CREATE INDEX DontTellEriksBossHeDidntDoThisHimself
ON dbo.Posts(PostTypeID, LastActivityDate)
INCLUDE(Score, ViewCount);
If you really want to go overboard (but I expect that it will save milliseconds at best, at the price of being an overall far less usable index), then add a filter too:
CREATE INDEX DontTellEriksBossHeDidntDoThisHimself
ON dbo.Posts(PostTypeID, LastActivityDate)
INCLUDE(Score, ViewCount)
WHERE PostTypeID IN (1,4) AND LastActivityDate >= ‘20110101’;
Jeez, Pinal is smarter than you 😉
It took you THIS long to figure that out? Guess where that places you in the smartness ranking?
Seriously: You are right that my answer was incorrect. I realized that after posting. But you are not correct if you claim that my answer is not the fastest possible index. It might be, and the question doesn’t contain enough data to know for sure.
Using the second query as example, let’s say the PostTypeID filter reduces the data to a million rows. If 990,000 of them are from before 2011, then I want “my” index to not have to read those 990,000 rows and I’ll happily pay the price of sorting the remaining 10,000 rows.
But if 990,000 of those posts are recent, then “your” index prevents a huge sort of almost a million rows, while only reading 1% more data.
So as usual, the only correct answer is “it depends”.
(Perhaps I should use ix_ItDependsButOnWhat as my future index name … for all indexes)

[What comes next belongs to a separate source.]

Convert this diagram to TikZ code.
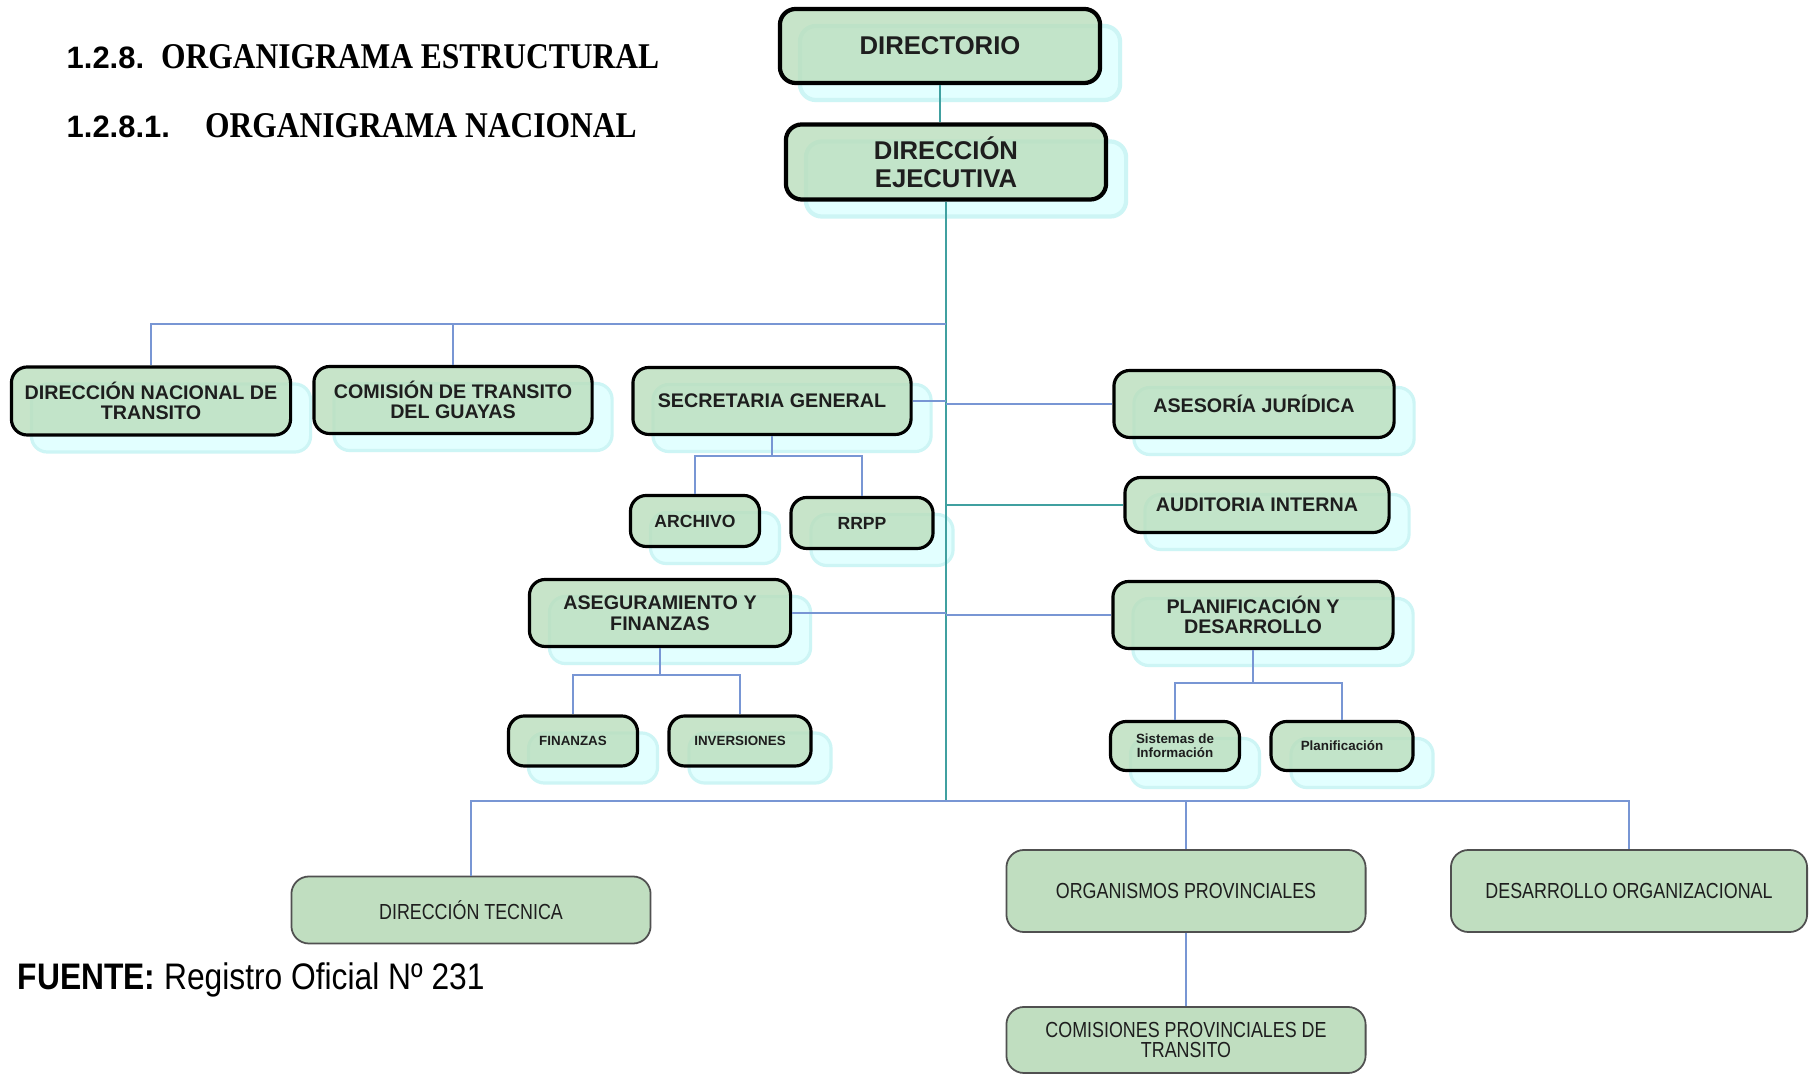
\documentclass[tikz,border=0pt]{standalone}
\usepackage{fontspec}
\setmainfont{Liberation Sans}
\newfontfamily\orgserif[FakeStretch=0.87]{Liberation Serif}
\newfontfamily\orgnarrow[FakeStretch=0.82]{Liberation Sans}
\newfontfamily\orgfoot[FakeStretch=0.86]{Liberation Sans}
\usetikzlibrary{positioning,shadows}
\definecolor{OrgGreen}{RGB}{186,222,188}
\definecolor{OrgFlat}{RGB}{192,222,192}
\definecolor{OrgCyan}{RGB}{226,255,255}
\definecolor{OrgCyanLine}{RGB}{205,245,245}
\definecolor{OrgBlue}{RGB}{120,150,212}
\definecolor{OrgTeal}{RGB}{64,160,160}
\definecolor{OrgBorder}{RGB}{80,80,80}
\definecolor{OrgInk}{RGB}{30,30,30}
\tikzset{
  org/box/.style={
    draw=black,
    line width=0.9pt,
    rounded corners=4.5pt,
    fill=OrgGreen,
    fill opacity=0.8,
    text opacity=1,
    align=center,
    text=OrgInk,
    inner sep=1pt,
    font=\bfseries\fontsize{5.6}{5.9}\selectfont,
    drop shadow={shadow xshift=0.2cm, shadow yshift=-0.17cm, fill=OrgCyan, draw=OrgCyanLine, opacity=1}
  },
  org/headbox/.style={org/box, line width=1.2pt, font=\bfseries\fontsize{7.3}{7.9}\selectfont},
  org/midbox/.style={org/box, font=\bfseries\fontsize{5}{5.6}\selectfont},
  org/smallbox/.style={org/box, font=\bfseries\fontsize{3.8}{4.1}\selectfont},
  org/flatbox/.style={
    draw=OrgBorder,
    line width=0.5pt,
    rounded corners=5pt,
    fill=OrgFlat,
    align=center,
    text=OrgInk,
    inner sep=1pt,
    font=\orgnarrow\fontsize{6.2}{5.6}\selectfont
  },
  org/line/.style={draw=OrgBlue, line width=0.7pt},
  org/trunk/.style={draw=OrgTeal, line width=0.7pt},
  org/heading/.style={anchor=west, inner sep=0pt, text=black}
}

\begin{document}
\begin{tikzpicture}[x=0.01cm,y=-0.01cm]
  \useasboundingbox[fill=white] (0,0) rectangle (1809,1074);

  % headings
  \node[org/heading] (h1) at (66,57)
    {\bfseries\fontsize{8.8}{10}\selectfont 1.2.8.\hspace{4.8pt}\orgserif\fontsize{10.3}{12}\selectfont ORGANIGRAMA ESTRUCTURAL};
  \node[org/heading] (h2) at (66,126)
    {\bfseries\fontsize{8.8}{10}\selectfont 1.2.8.1.\hspace{10pt}\orgserif\fontsize{10.3}{12}\selectfont ORGANIGRAMA NACIONAL};

  % top levels
  \node[org/headbox,minimum width=3.2cm,minimum height=0.74cm] (dir) at (940,46) {DIRECTORIO};
  \node[org/headbox,minimum width=3.2cm,minimum height=0.75cm] (dej) at (946,162) {DIRECCIÓN\\EJECUTIVA};
  \coordinate (ltop) at (946,324);
  \coordinate (bus) at (946,801);

  % left and right branches
  \node[org/box,minimum width=2.79cm,minimum height=0.68cm] (dnt) at (151,401) {DIRECCIÓN NACIONAL DE\\TRANSITO};
  \node[org/box,minimum width=2.78cm,minimum height=0.67cm] (ctg) at (453,400) {COMISIÓN DE TRANSITO\\DEL GUAYAS};
  \node[org/box,minimum width=2.78cm,minimum height=0.67cm] (sg) at (772,401) {SECRETARIA GENERAL};
  \node[org/midbox,minimum width=1.29cm,minimum height=0.51cm] (arch) at (695,521) {ARCHIVO};
  \node[org/midbox,minimum width=1.42cm,minimum height=0.51cm] (rrpp) at (862,523) {RRPP};
  \node[org/box,minimum width=2.8cm,minimum height=0.67cm] (aj) at (1254,404) {ASESORÍA JURÍDICA};
  \node[org/box,minimum width=2.64cm,minimum height=0.55cm] (ai) at (1257,505) {AUDITORIA INTERNA};
  \node[org/box,minimum width=2.61cm,minimum height=0.67cm] (asf) at (660,613) {ASEGURAMIENTO Y\\FINANZAS};
  \node[org/smallbox,minimum width=1.29cm,minimum height=0.5cm] (fin) at (573,741) {FINANZAS};
  \node[org/smallbox,minimum width=1.42cm,minimum height=0.5cm] (inv) at (740,741) {INVERSIONES};
  \node[org/box,minimum width=2.8cm,minimum height=0.67cm] (pyd) at (1253,615) {PLANIFICACIÓN Y\\DESARROLLO};
  \node[org/smallbox,minimum width=1.29cm,minimum height=0.49cm] (sis) at (1175,746) {Sistemas de\\Información};
  \node[org/smallbox,minimum width=1.42cm,minimum height=0.49cm] (pla) at (1342,746) {Planificación};

  % bottom level
  \node[org/flatbox,minimum width=3.59cm,minimum height=0.67cm] (dtec) at (471,910) {DIRECCIÓN TECNICA};
  \node[org/flatbox,minimum width=3.59cm,minimum height=0.82cm] (orgp) at (1186,891) {ORGANISMOS PROVINCIALES};
  \node[org/flatbox,minimum width=3.56cm,minimum height=0.82cm] (desorg) at (1629,891) {DESARROLLO ORGANIZACIONAL};
  \node[org/flatbox,minimum width=3.59cm,minimum height=0.66cm] (comp) at (1186,1040) {COMISIONES PROVINCIALES DE\\TRANSITO};

  % connectors
  \draw[org/trunk] (dir.south) -- (dir.south |- dej.north);
  \draw[org/trunk] (dej.south) -- (bus);
  \draw[org/line] (dnt.north) |- (ltop);
  \draw[org/line] (ctg.north) -- (ctg.north |- ltop);
  \draw[org/line] (sg.east) -- (sg.east -| ltop);
  \draw[org/line] (aj.west) -- (aj.west -| ltop);
  \draw[org/trunk] (ai.west) -- (ai.west -| ltop);
  \draw[org/line] (asf.east) -- (asf.east -| ltop);
  \draw[org/line] (pyd.west) -- (pyd.west -| ltop);
  \draw[org/line] (sg.south) -- ++(0,20) -| (arch.north) (sg.south) ++(0,20) -| (rrpp.north);
  \draw[org/line] (asf.south) -- ++(0,27) -| (fin.north) (asf.south) ++(0,27) -| (inv.north);
  \draw[org/line] (pyd.south) -- ++(0,33) -| (sis.north) (pyd.south) ++(0,33) -| (pla.north);
  \draw[org/line] (dtec.north) |- (bus) -| (desorg.north);
  \draw[org/line] (orgp.north) -- (orgp.north |- bus);
  \draw[org/line] (orgp.south) -- (comp.north);

  % source
  \node[org/heading] (src) at (17,980)
    {\orgfoot\fontsize{10.5}{12}\selectfont\textbf{FUENTE:} Registro Oficial Nº 231};
\end{tikzpicture}
\end{document}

Hahaha, ix_it_worked_on_my_machine is definitely prescient.
Because we have:
– TOP(5000)
– Order by Score DESC
– WHERE p.PostTypeId =
i will create one index
create nonclustered index idx_Posts___PostType_Score_LastActivity_I ON dbo.Posts
(
PostTypeId
,Score DESC
,LastActivityDate
)
Include (ViewCount)
You are rocking and rolling and can’t no one stop you.